Older readers may remember a television ad from the 1970s and 1980s for a type of non-alcoholic whiskey only marketed in Australia and New Zealand. Claytons, the punchline went, was “the drink you have when you’re not having a drink.” It is now part of the Australasian lexicon for something you have when you’re not really having it.
The review into bank conduct presented yesterday by the Financial Markets Authority and the Reserve Bank of New Zealand was a good-looking inquiry that appeared to be tough on the banks and present deadlines for fixing behaviour. But it is a Clayton’s inquiry. The inquiry you’re having when you’re not really having an inquiry.
This time it is the Australians who are having the real thing. The Hayne Royal Commission into Misconduct in the Banking Superannuation and Financial Services has swept a hard broom into the darkest corners of Australia’s banks and insurers and dug out the nastiest examples of egregrious conduct for all to see and criticise.

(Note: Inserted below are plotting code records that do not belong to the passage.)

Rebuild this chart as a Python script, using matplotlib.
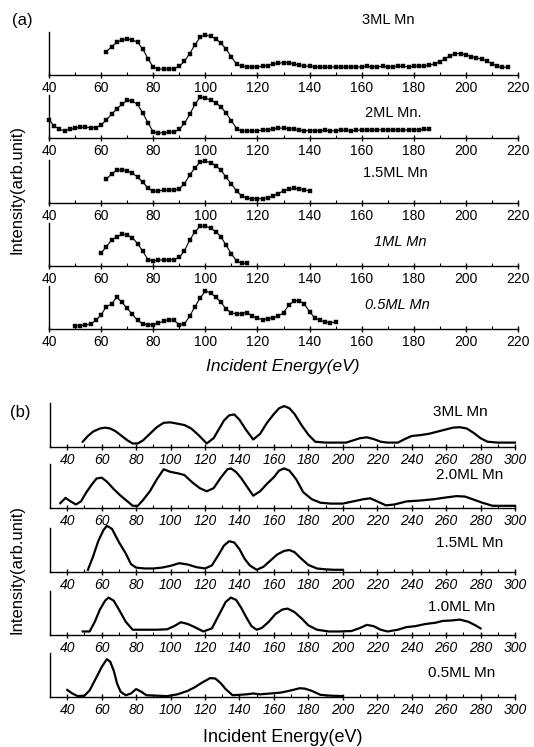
import numpy as np
import matplotlib.pyplot as plt
from matplotlib.ticker import MultipleLocator

plt.rcParams['font.family'] = ['Liberation Sans', 'DejaVu Sans']

# ---- panel (a): measured points, energy (eV) / intensity (arb.)
a_3ml_e = [62, 64, 66, 68, 70, 72, 74, 76, 78, 80, 82, 84, 86, 88, 90, 92, 94, 96, 98, 100,
           102, 104, 106, 108, 110, 112, 114, 116, 118, 120, 122, 124, 126, 128, 130, 132, 134, 136, 138, 140,
           142, 144, 146, 148, 150, 152, 154, 156, 158, 160, 162, 164, 166, 168, 170, 172, 174, 176, 178, 180,
           182, 184, 186, 188, 190, 192, 194, 196, 198, 200, 202, 204, 206, 208, 210, 212, 214, 216]
a_3ml_i = [0.54, 0.66, 0.76, 0.81, 0.83, 0.82, 0.76, 0.60, 0.38, 0.18, 0.14, 0.14, 0.14, 0.15, 0.20, 0.32, 0.50, 0.70, 0.88, 0.93,
           0.90, 0.84, 0.74, 0.60, 0.42, 0.25, 0.20, 0.19, 0.19, 0.19, 0.20, 0.22, 0.25, 0.27, 0.29, 0.28, 0.26, 0.23, 0.21, 0.20,
           0.19, 0.18, 0.18, 0.19, 0.18, 0.18, 0.19, 0.19, 0.18, 0.19, 0.20, 0.19, 0.19, 0.20, 0.19, 0.19, 0.20, 0.20, 0.19, 0.20,
           0.21, 0.21, 0.23, 0.26, 0.31, 0.38, 0.45, 0.50, 0.50, 0.47, 0.43, 0.40, 0.37, 0.33, 0.26, 0.20, 0.18, 0.18]

a_2ml_e = [40, 42, 44, 46, 48, 50, 52, 54, 56, 58, 60, 62, 64, 66, 68, 70, 72, 74, 76, 78,
           80, 82, 84, 86, 88, 90, 92, 94, 96, 98, 100, 102, 104, 106, 108, 110, 112, 114, 116, 118,
           120, 122, 124, 126, 128, 130, 132, 134, 136, 138, 140, 142, 144, 146, 148, 150, 152, 154, 156, 158,
           160, 162, 164, 166, 168, 170, 172, 174, 176, 178, 180, 182, 184, 186]
a_2ml_i = [0.42, 0.28, 0.20, 0.17, 0.20, 0.23, 0.25, 0.25, 0.24, 0.24, 0.30, 0.42, 0.55, 0.68, 0.78, 0.88, 0.86, 0.78, 0.58, 0.35,
           0.14, 0.12, 0.12, 0.13, 0.14, 0.20, 0.34, 0.55, 0.78, 0.95, 0.93, 0.88, 0.82, 0.72, 0.58, 0.40, 0.22, 0.16, 0.16, 0.16,
           0.17, 0.18, 0.19, 0.21, 0.23, 0.23, 0.22, 0.20, 0.18, 0.17, 0.17, 0.17, 0.17, 0.18, 0.17, 0.17, 0.18, 0.18, 0.17, 0.18,
           0.19, 0.18, 0.18, 0.19, 0.19, 0.18, 0.19, 0.19, 0.18, 0.19, 0.19, 0.19, 0.20, 0.20]

a_15ml_e = [62, 64, 66, 68, 70, 72, 74, 76, 78, 80, 82, 84, 86, 88, 90, 92, 94, 96, 98, 100,
            102, 104, 106, 108, 110, 112, 114, 116, 118, 120, 122, 124, 126, 128, 130, 132, 134, 136, 138, 140]
a_15ml_i = [0.55, 0.68, 0.76, 0.77, 0.75, 0.70, 0.60, 0.48, 0.35, 0.27, 0.28, 0.30, 0.30, 0.30, 0.33, 0.45, 0.65, 0.82, 0.95, 0.97,
            0.94, 0.87, 0.76, 0.60, 0.44, 0.28, 0.16, 0.11, 0.10, 0.10, 0.10, 0.12, 0.16, 0.22, 0.28, 0.32, 0.34, 0.33, 0.31, 0.28]

a_1ml_e = [60, 62, 64, 66, 68, 70, 72, 74, 76, 78, 80, 82, 84, 86, 88, 90, 92, 94, 96, 98,
           100, 102, 104, 106, 108, 110, 112, 114, 116]
a_1ml_i = [0.30, 0.45, 0.60, 0.68, 0.74, 0.72, 0.66, 0.52, 0.34, 0.15, 0.12, 0.14, 0.14, 0.15, 0.15, 0.20, 0.36, 0.60, 0.80, 0.92,
           0.93, 0.88, 0.80, 0.68, 0.48, 0.28, 0.12, 0.06, 0.06]

a_05ml_e = [50, 52, 54, 56, 58, 60, 62, 64, 66, 68, 70, 72, 74, 76, 78, 80, 82, 84, 86, 88,
            90, 92, 94, 96, 98, 100, 102, 104, 106, 108, 110, 112, 114, 116, 118, 120, 122, 124, 126, 128,
            130, 132, 134, 136, 138, 140, 142, 144, 146, 148, 150]
a_05ml_i = [0.07, 0.08, 0.09, 0.12, 0.20, 0.33, 0.52, 0.58, 0.74, 0.62, 0.48, 0.34, 0.20, 0.12, 0.10, 0.10, 0.14, 0.18, 0.22, 0.20,
            0.10, 0.12, 0.30, 0.52, 0.72, 0.88, 0.84, 0.74, 0.62, 0.46, 0.38, 0.35, 0.36, 0.38, 0.30, 0.25, 0.22, 0.24, 0.26, 0.30,
            0.38, 0.55, 0.65, 0.66, 0.58, 0.40, 0.26, 0.20, 0.16, 0.15, 0.16]

a_series = [(a_3ml_e, a_3ml_i), (a_2ml_e, a_2ml_i), (a_15ml_e, a_15ml_i), (a_1ml_e, a_1ml_i), (a_05ml_e, a_05ml_i)]
a_labels = ['3ML Mn', '2ML Mn.', '1.5ML Mn', '1ML Mn', '0.5ML Mn']

# ---- panel (b): continuous curves, (energy, intensity) pairs
b_3ml = [(49, .12), (52, .25), (55, .35), (59, .42), (62, .44), (65, .42), (68, .36), (71, .27), (75, .15), (78, .08),
         (81, .08), (84, .15), (88, .30), (92, .45), (96, .55), (100, .56), (104, .53), (108, .50), (112, .42), (116, .28),
         (121, .08), (125, .20), (128, .40), (131, .60), (134, .72), (137, .74), (140, .62), (144, .38), (148, .17), (152, .30),
         (156, .55), (160, .75), (163, .88), (166, .93), (169, .88), (172, .75), (176, .50), (180, .28), (184, .12), (190, .10),
         (196, .10), (202, .10), (206, .15), (210, .20), (214, .22), (218, .18), (222, .12), (226, .10), (232, .10), (236, .18),
         (240, .25), (245, .27), (250, .30), (255, .35), (260, .40), (264, .44), (268, .45), (272, .42), (276, .32), (280, .20),
         (284, .12), (290, .10), (300, .10)]
b_2ml = [(36, .11), (39, .23), (42, .15), (45, .08), (48, .15), (51, .35), (54, .52), (57, .67), (60, .69), (63, .60),
         (67, .43), (71, .28), (75, .15), (78, .05), (81, .05), (84, .18), (88, .38), (92, .65), (96, .88), (100, .82),
         (104, .79), (108, .75), (113, .57), (117, .45), (121, .38), (125, .45), (129, .68), (133, .88), (135, .90), (138, .82),
         (141, .68), (145, .45), (148, .28), (152, .38), (156, .55), (160, .70), (163, .85), (166, .90), (169, .85), (173, .65),
         (177, .36), (182, .20), (187, .12), (193, .10), (200, .10), (206, .15), (212, .20), (216, .22), (220, .15), (225, .06),
         (230, .08), (237, .15), (245, .17), (253, .20), (260, .24), (266, .27), (271, .26), (276, .19), (281, .12), (287, .05),
         (293, .05), (300, .05)]
b_15ml = [(52, .05), (55, .35), (58, .70), (61, .95), (63, 1.05), (66, .98), (70, .68), (74, .42), (77, .18), (80, .10),
          (85, .08), (90, .08), (95, .10), (100, .14), (105, .20), (110, .17), (115, .11), (120, .08), (124, .15), (128, .40),
          (131, .60), (134, .70), (137, .67), (140, .52), (143, .30), (146, .15), (150, .05), (154, .12), (158, .26), (162, .40),
          (166, .48), (169, .50), (172, .45), (176, .30), (180, .16), (185, .08), (190, .06), (195, .05), (200, .05)]
b_1ml = [(49, .08), (53, .08), (56, .30), (59, .58), (62, .78), (64, .85), (67, .78), (70, .58), (74, .30), (78, .12),
         (84, .12), (92, .12), (98, .13), (102, .20), (106, .29), (110, .25), (114, .18), (119, .08), (124, .15), (128, .45),
         (132, .75), (135, .85), (138, .80), (141, .62), (144, .40), (147, .20), (150, .12), (153, .16), (157, .30), (161, .48),
         (165, .58), (168, .60), (172, .52), (176, .38), (180, .22), (185, .12), (192, .08), (198, .08), (205, .09), (210, .16),
         (214, .23), (218, .20), (222, .12), (226, .08), (232, .12), (237, .18), (242, .20), (248, .25), (254, .28), (258, .32),
         (263, .33), (268, .35), (273, .30), (277, .22), (280, .15)]
b_05ml = [(40, .16), (43, .08), (46, .02), (50, .03), (53, .15), (57, .45), (60, .68), (63, .86), (65, .80), (67, .60),
          (69, .30), (71, .12), (74, .04), (77, .08), (80, .18), (83, .12), (86, .04), (92, .03), (98, .02), (104, .06),
          (110, .14), (114, .22), (118, .32), (123, .43), (126, .42), (129, .32), (132, .18), (136, .04), (140, .05), (144, .06),
          (148, .08), (152, .06), (158, .08), (164, .10), (170, .15), (175, .20), (178, .19), (182, .14), (187, .05), (193, .03),
          (200, .02)]

b_series = [b_3ml, b_2ml, b_15ml, b_1ml, b_05ml]
b_labels = ['3ML Mn', '2.0ML Mn', '1.5ML Mn', '1.0ML Mn', '0.5ML Mn']

W, H = 534, 747
fig = plt.figure(figsize=(W / 100, H / 100), dpi=100)


def fx(x):
    return x / W


def fy(y):
    return 1 - y / H


def style_axis(ax, xmin, xmax, italic=False):
    ax.set_xlim(xmin, xmax)
    ax.set_ylim(0, 1)
    for s in ['top', 'right']:
        ax.spines[s].set_visible(False)
    ax.spines['left'].set_linewidth(1.0)
    ax.spines['bottom'].set_linewidth(1.0)
    ax.set_yticks([])
    ax.xaxis.set_major_locator(MultipleLocator(20))
    ax.xaxis.set_minor_locator(MultipleLocator(10))
    ax.tick_params(axis='x', which='major', direction='inout', length=5, width=1, labelsize=10, pad=2)
    ax.tick_params(axis='x', which='minor', direction='in', length=2.5, width=0.8)
    if italic:
        for t in ax.get_xticklabels():
            t.set_fontstyle('italic')
    ax.patch.set_alpha(0)


# panel (a)
a_bottoms = [75, 138, 203, 266, 329]
a_label_pos = [(388, 20), (393, 113), (395, 173), (400, 242), (397, 305)]
for k, ((e, i), lab) in enumerate(zip(a_series, a_labels)):
    ax = fig.add_axes([fx(49), fy(a_bottoms[k]), fx(518) - fx(49), 43 / H])
    ax.plot(e, i, '-s', color='black', lw=0.8, ms=2.5, mew=0.3, clip_on=False)
    ax.set_xticks(np.arange(40, 221, 20))
    style_axis(ax, 40, 220)
    fig.text(fx(a_label_pos[k][0]), fy(a_label_pos[k][1]), lab, ha='center', va='center',
             fontsize=10.5, style='italic' if k >= 3 else 'normal')

fig.text(fx(22), fy(20), '(a)', ha='center', va='center', fontsize=12)
fig.text(fx(17), fy(190), 'Intensity(arb.unit)', rotation=90, ha='center', va='center', fontsize=12)
fig.text(fx(283), fy(366), 'Incident Energy(eV)', ha='center', va='center', fontsize=12.5, style='italic')

# panel (b)
b_bottoms = [447, 508, 572, 635, 697]
b_label_pos = [(460, 412), (470, 475), (470, 543), (462, 607), (462, 673)]
for k, (pts, lab) in enumerate(zip(b_series, b_labels)):
    ax = fig.add_axes([fx(50), fy(b_bottoms[k]), fx(515) - fx(50), 44 / H])
    e = [p[0] for p in pts]
    i = [p[1] for p in pts]
    ax.plot(e, i, '-', color='black', lw=1.6, clip_on=False, solid_joinstyle='round')
    ax.set_xticks(np.arange(40, 301, 20))
    style_axis(ax, 30, 300, italic=True)
    fig.text(fx(b_label_pos[k][0]), fy(b_label_pos[k][1]), lab, ha='center', va='center', fontsize=11)

fig.text(fx(20), fy(412), '(b)', ha='center', va='center', fontsize=12)
fig.text(fx(17), fy(570), 'Intensity(arb.unit)', rotation=90, ha='center', va='center', fontsize=12)
fig.text(fx(283), fy(738), 'Incident Energy(eV)', ha='center', va='center', fontsize=13)

fig.savefig('out.png', dpi=100)
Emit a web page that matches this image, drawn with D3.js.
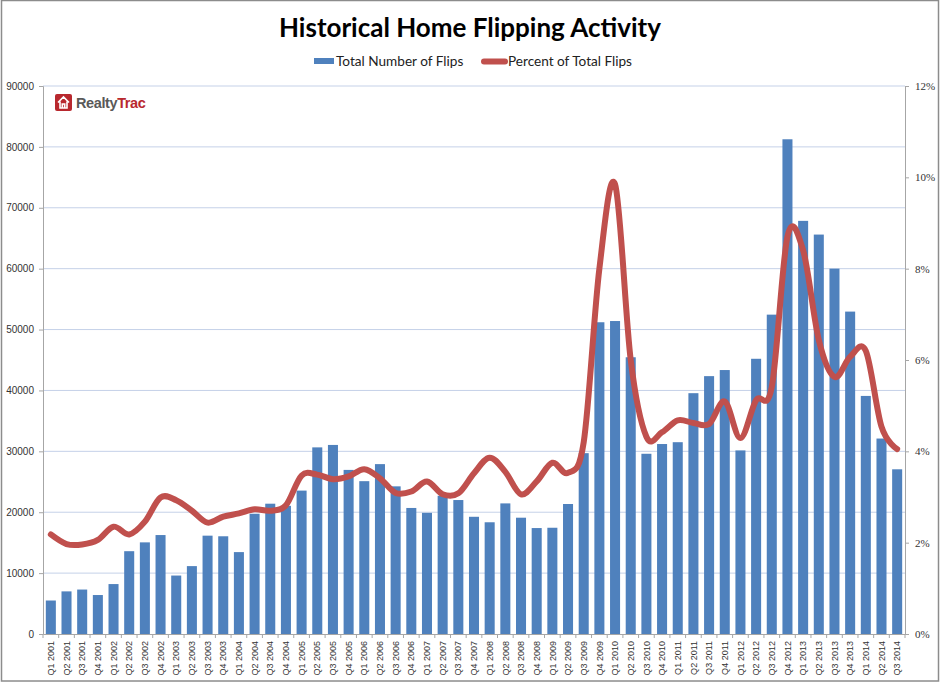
<!DOCTYPE html>
<html>
<head>
<meta charset="utf-8">
<script src="https://cdn.jsdelivr.net/npm/d3@7"></script>
<style>
  body { margin: 0; background: #fff; }
  svg { display: block; }
</style>
</head>
<body>
<div id="chartDiv"></div>
<script>
const quarters = [
    'Q1 2001', 'Q2 2001', 'Q3 2001', 'Q4 2001',
    'Q1 2002', 'Q2 2002', 'Q3 2002', 'Q4 2002',
    'Q1 2003', 'Q2 2003', 'Q3 2003', 'Q4 2003',
    'Q1 2004', 'Q2 2004', 'Q3 2004', 'Q4 2004',
    'Q1 2005', 'Q2 2005', 'Q3 2005', 'Q4 2005',
    'Q1 2006', 'Q2 2006', 'Q3 2006', 'Q4 2006',
    'Q1 2007', 'Q2 2007', 'Q3 2007', 'Q4 2007',
    'Q1 2008', 'Q2 2008', 'Q3 2008', 'Q4 2008',
    'Q1 2009', 'Q2 2009', 'Q3 2009', 'Q4 2009',
    'Q1 2010', 'Q2 2010', 'Q3 2010', 'Q4 2010',
    'Q1 2011', 'Q2 2011', 'Q3 2011', 'Q4 2011',
    'Q1 2012', 'Q2 2012', 'Q3 2012', 'Q4 2012',
    'Q1 2013', 'Q2 2013', 'Q3 2013', 'Q4 2013',
    'Q1 2014', 'Q2 2014', 'Q3 2014'
];

const totalFlips = [
    5500, 7000, 7300, 6400,
    8200, 13600, 15050, 16250,
    9600, 11150, 16150, 16050,
    13450, 19750, 21400, 21050,
    23550, 30650, 31050, 26950,
    25100, 27900, 24250, 20700,
    19900, 22700, 22000, 19250,
    18350, 21450, 19100, 17400,
    17450, 21350, 29700, 51200,
    51400, 45450, 29600, 31200,
    31500, 39550, 42350, 43350,
    30150, 45200, 52450, 81250,
    67850, 65600, 60000, 52950,
    39100, 32100, 27050
];

const percentFlips = [
    2.18, 1.97, 1.96, 2.06,
    2.35, 2.18, 2.46, 2.99,
    2.93, 2.70, 2.44, 2.57,
    2.64, 2.73, 2.70, 2.82,
    3.47, 3.49, 3.39, 3.45,
    3.61, 3.41, 3.09, 3.12,
    3.34, 3.06, 3.08, 3.52,
    3.86, 3.55, 3.06, 3.34,
    3.75, 3.53, 4.20, 8.00,
    9.85, 6.00, 4.32, 4.42,
    4.68, 4.62, 4.60, 5.09,
    4.29, 5.12, 5.41, 8.70,
    8.40, 6.44, 5.63, 6.07,
    6.20, 4.54, 4.05
];

const leftTicks = [0, 10000, 20000, 30000, 40000, 50000, 60000, 70000, 80000, 90000];
const rightTicks = [0, 2, 4, 6, 8, 10, 12];

const W = 940, H = 683;
const m = { top: 86, right: 35, bottom: 49, left: 43 };
const innerW = W - m.left - m.right;
const innerH = H - m.top - m.bottom;

const data = quarters.map((q, i) => ({ q: q, flips: totalFlips[i], pct: percentFlips[i] }));

const svg = d3.select('#chartDiv').append('svg')
    .attr('width', W)
    .attr('height', H);

// outer frame
svg.append('rect')
    .attr('x', 1.5).attr('y', 0.5)
    .attr('width', W - 3).attr('height', H - 2.5)
    .attr('fill', '#fff')
    .attr('stroke', '#8c8c8c')
    .attr('stroke-width', 1.5);

svg.append('text')
    .attr('x', 470).attr('y', 37)
    .attr('text-anchor', 'middle')
    .attr('font-family', 'Lato, "Open Sans", sans-serif')
    .attr('font-weight', 'bold')
    .attr('font-size', 26)
    .attr('fill', '#000')
    .text('Historical Home Flipping Activity');

// legend
const legend = svg.append('g').attr('font-family', 'Lato, "Open Sans", sans-serif').attr('font-size', 13.6).attr('fill', '#222');
legend.append('rect').attr('x', 314).attr('y', 58).attr('width', 20).attr('height', 6).attr('fill', '#4f81bd');
legend.append('text').attr('x', 336).attr('y', 66).text('Total Number of Flips');
legend.append('line').attr('x1', 484).attr('x2', 505).attr('y1', 61.5).attr('y2', 61.5)
    .attr('stroke', '#c0504d').attr('stroke-width', 6).attr('stroke-linecap', 'round');
legend.append('text').attr('x', 508).attr('y', 66).text('Percent of Total Flips');

const g = svg.append('g').attr('transform', `translate(${m.left},${m.top})`);

const x = d3.scaleBand()
    .domain(quarters)
    .range([0, innerW])
    .paddingInner(0.36)
    .paddingOuter(0.18);

const y = d3.scaleLinear().domain([0, 90000]).range([innerH, 0]);
const y2 = d3.scaleLinear().domain([0, 12]).range([innerH, 0]);

// gridlines
g.selectAll('.grid')
    .data(leftTicks.slice(1))
    .enter().append('line')
    .attr('x1', 0).attr('x2', innerW)
    .attr('y1', d => y(d)).attr('y2', d => y(d))
    .attr('stroke', '#c5d1e8')
    .attr('stroke-width', 1);

// bars
g.selectAll('.bar')
    .data(data)
    .enter().append('rect')
    .attr('x', d => x(d.q))
    .attr('y', d => y(d.flips))
    .attr('width', x.bandwidth())
    .attr('height', d => innerH - y(d.flips))
    .attr('fill', '#4f81bd');

// line
const line = d3.line()
    .x(d => x(d.q) + x.bandwidth() / 2)
    .y(d => y2(d.pct))
    .curve(d3.curveCardinal.tension(0));

g.append('path')
    .datum(data)
    .attr('fill', 'none')
    .attr('stroke', '#c0504d')
    .attr('stroke-width', 6)
    .attr('stroke-linejoin', 'round')
    .attr('stroke-linecap', 'round')
    .attr('d', line);

// left axis
const yAxis = g.append('g')
    .call(d3.axisLeft(y).tickValues(leftTicks).tickSize(4).tickPadding(5).tickFormat(d3.format('d')));
yAxis.selectAll('text').attr('font-family', '"Liberation Sans", Arial, sans-serif').attr('font-size', 10).attr('fill', '#333');
yAxis.selectAll('line, path').attr('stroke', '#a6a6a6');

// right axis
const y2Axis = g.append('g')
    .attr('transform', `translate(${innerW},0)`)
    .call(d3.axisRight(y2).tickValues(rightTicks).tickSize(4).tickPadding(6).tickFormat(d => d + '%'));
y2Axis.selectAll('text').attr('font-family', '"Liberation Serif", "Times New Roman", serif').attr('font-size', 11).attr('fill', '#333');
y2Axis.selectAll('line, path').attr('stroke', '#a6a6a6');

// bottom axis
const step = x.step();
const xAxis = g.append('g')
    .attr('transform', `translate(0,${innerH})`)
    .call(d3.axisBottom(x).tickSize(0).tickPadding(0));
xAxis.select('.domain').attr('stroke', '#a6a6a6');
xAxis.selectAll('.tick text')
    .attr('font-family', '"Liberation Sans", Arial, sans-serif')
    .attr('font-size', 9)
    .attr('fill', '#333')
    .attr('text-anchor', 'end')
    .attr('dy', '0.35em')
    .attr('transform', 'translate(0,7) rotate(-90)');

xAxis.selectAll('.cat-tick')
    .data(d3.range(quarters.length + 1))
    .enter().append('line')
    .attr('x1', i => i === quarters.length ? innerW : x(quarters[i]) - step * 0.18)
    .attr('x2', i => i === quarters.length ? innerW : x(quarters[i]) - step * 0.18)
    .attr('y1', 0).attr('y2', 4)
    .attr('stroke', '#a6a6a6');

// RealtyTrac logo
const logo = svg.append('g').attr('transform', 'translate(55,94)');
logo.append('rect').attr('width', 17).attr('height', 17).attr('rx', 2).attr('fill', '#b8282e');
logo.append('path')
    .attr('d', 'M3,8.5 L8.5,3 L14,8.5 M5,7.5 L5,14 L12,14 L12,7.5 M7.3,14 L7.3,10 L9.7,10 L9.7,14')
    .attr('fill', 'none').attr('stroke', '#fff').attr('stroke-width', 1.6);
const logoText = logo.append('text')
    .attr('x', 21).attr('y', 14)
    .attr('font-family', '"Liberation Sans", Arial, sans-serif')
    .attr('font-weight', 'bold')
    .attr('font-size', 14.5)
    .attr('letter-spacing', -0.4);
logoText.append('tspan').attr('fill', '#595959').text('Realty');
logoText.append('tspan').attr('fill', '#b8282e').text('Trac');
</script>
</body>
</html>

Names have been named. Executives and directors have been sacked. Reputations have been damaged. It has transfixed the nation and the industry. No one is in any doubt that the Hayne Royal Commission is getting to the bottom of the problem. The taste may be bitter and sharp for the industry, but it will leave a warmer and more confident feeling for customers when it is finished.
The New Zealand version delivered yesterday appeared on the surface to call out bad behaviour and make tough calls to improve behaviour or face tougher legislation. FMA CEO Rob Everett and RBNZ Governor wagged their fingers at the banks and suggested they be given powers to regulate their behaviour.
But they didn’t name names. There were no fines.
But it was clear when reading between the lines that names could have been named and plenty of bad conduct was there.
“Our review identified more than 50 remediation activities that were in progress or recently completed,” they wrote, pointing out 431,000 customers had been ‘impacted’ to the tune of $23.9 million.
That means banks over-charged customers by that much.
The tone of the report made clear why the FMA and the Reserve Bank were the wrong people to do it. Their core task is to protect public confidence in the financial system. Naming names and undermining confidence in one of the too-big-to-fail banks would have meant the regulators were actually breaking the law.
“These (remediation) issues, while occurring across most banks, appear to have a relatively low average financial impact per customer. This could change as banks continue to work through the assessment and remediation of issues,” it wrote.
“We also identified a small number of issues related to poor conduct of bank staff rather than systems or processes. While fewer customers were affected by these issues, the financial impacts to customers and the banks are potentially larger. Based on the information disclosed by banks, these instances of poor conduct were not widespread.”
That’s alright then.
But still no identification of who they were and what has happened.
The Reserve Bank has a history of not identifying wrongdoers and its performance on CDL Insurance showed how it favoured broad financial stability over customer and shareholder interests. It did not disclose the problems it knew about until forced to.
A Royal Commission would have been much more effective in winning the confidence of the public that nothing was being covered up, including the profitability of the banks.
Our banks are among the most profitable in the world, as this Moody’s chart below shows. They produce more than $1000 profit per New Zealander per year, and with relatively little volatility.
In many ways, this is the bigger issue. It is not illegal, but it does cost all New Zealanders. The banks should be among the first industries subject to a market study by the Commerce Commission, straight after the petrol stations and supermarkets.